Spicy sauce native to Yucatán peninsula

Xnipec (/myn/; meaning 'dog snout') is a spicy sauce native to the Yucatán peninsula, made with habanero pepper, purple onion, bitter orange juice and salt. Sometimes oregano, vinegar, bay leaf, coriander or pepper are also used. If sweet orange is used, lemon juice can be added to acidify it; if sour orange is used, it is not necessary.

It is also called in a generic way Yucatecan sauce (salsa yucateca) or pickled onions (cebollas encurtidas). Since the Mayan-Spanish transliteration is not standardized, the ways of writing are various; other common spellings are ixnipec, xnepec, xni'pek, ni'peek, x-ni-pec, xnepek, etc., where peek means 'dog' and ni means 'nose'.
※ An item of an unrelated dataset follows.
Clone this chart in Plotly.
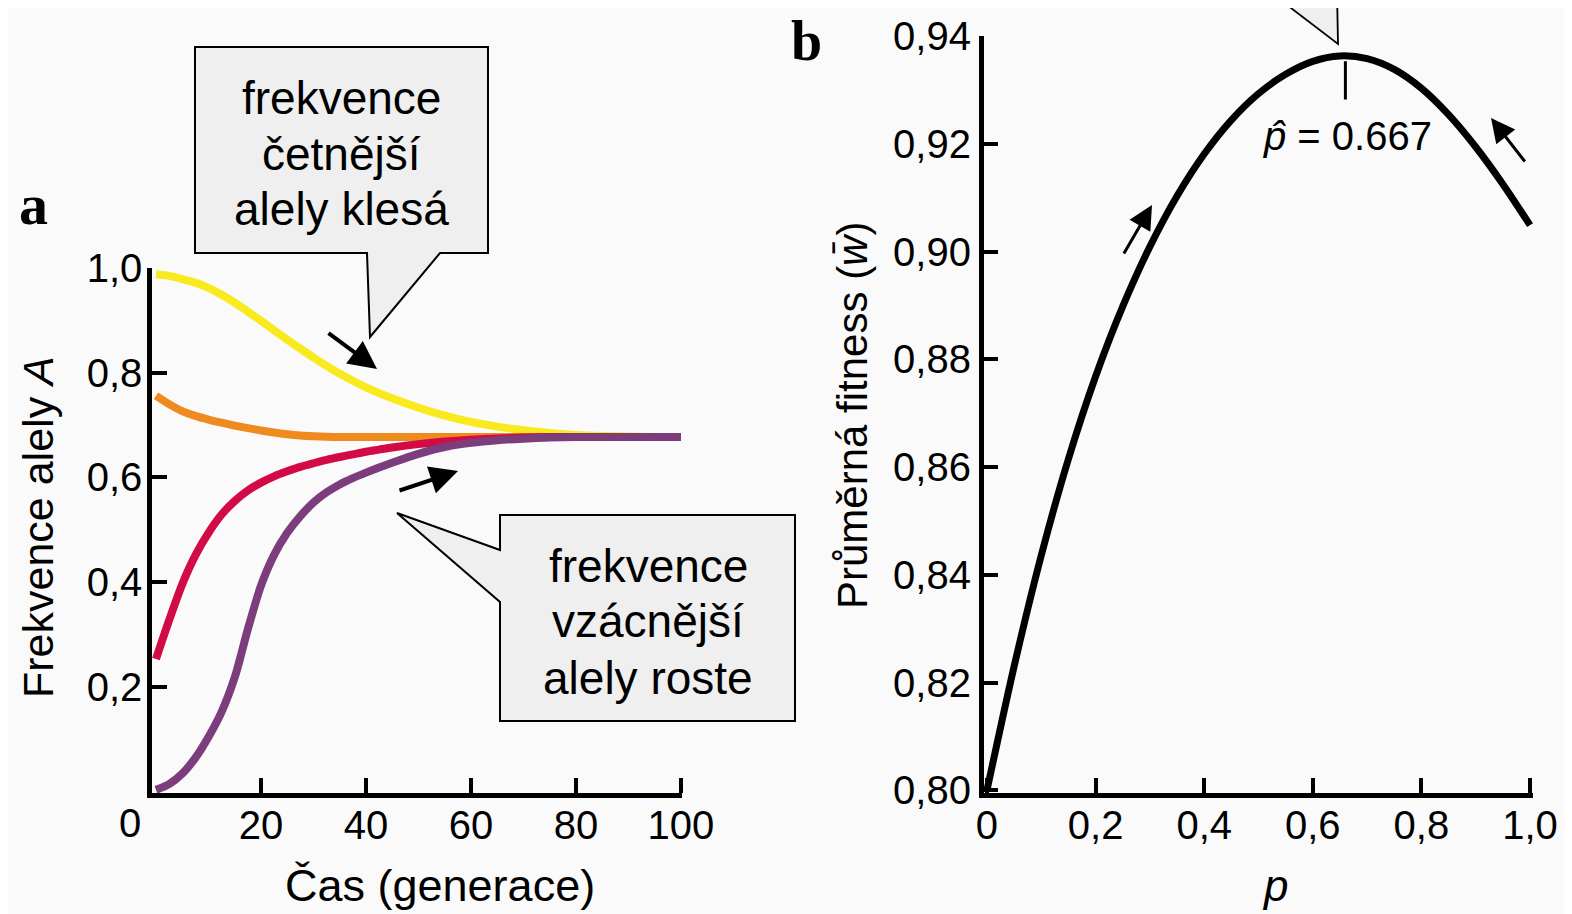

It is similar to another very popular sauce in Mexico, pico de gallo, and it is common in the peninsular cuisine, where it is used regularly to accompany various typical dishes, including chocolomo, salpicón, poc chuc, and tikin xic. It is the traditional accompaniment to cochinita pibil, as well as panuchos.

The habanero chili is considered one of the hottest according to the Scoville scale, although the amount of chili added is to taste. Because it is so spicy, anyone who dares to try it is warned that their nose will sweat like a dog's, hence its name.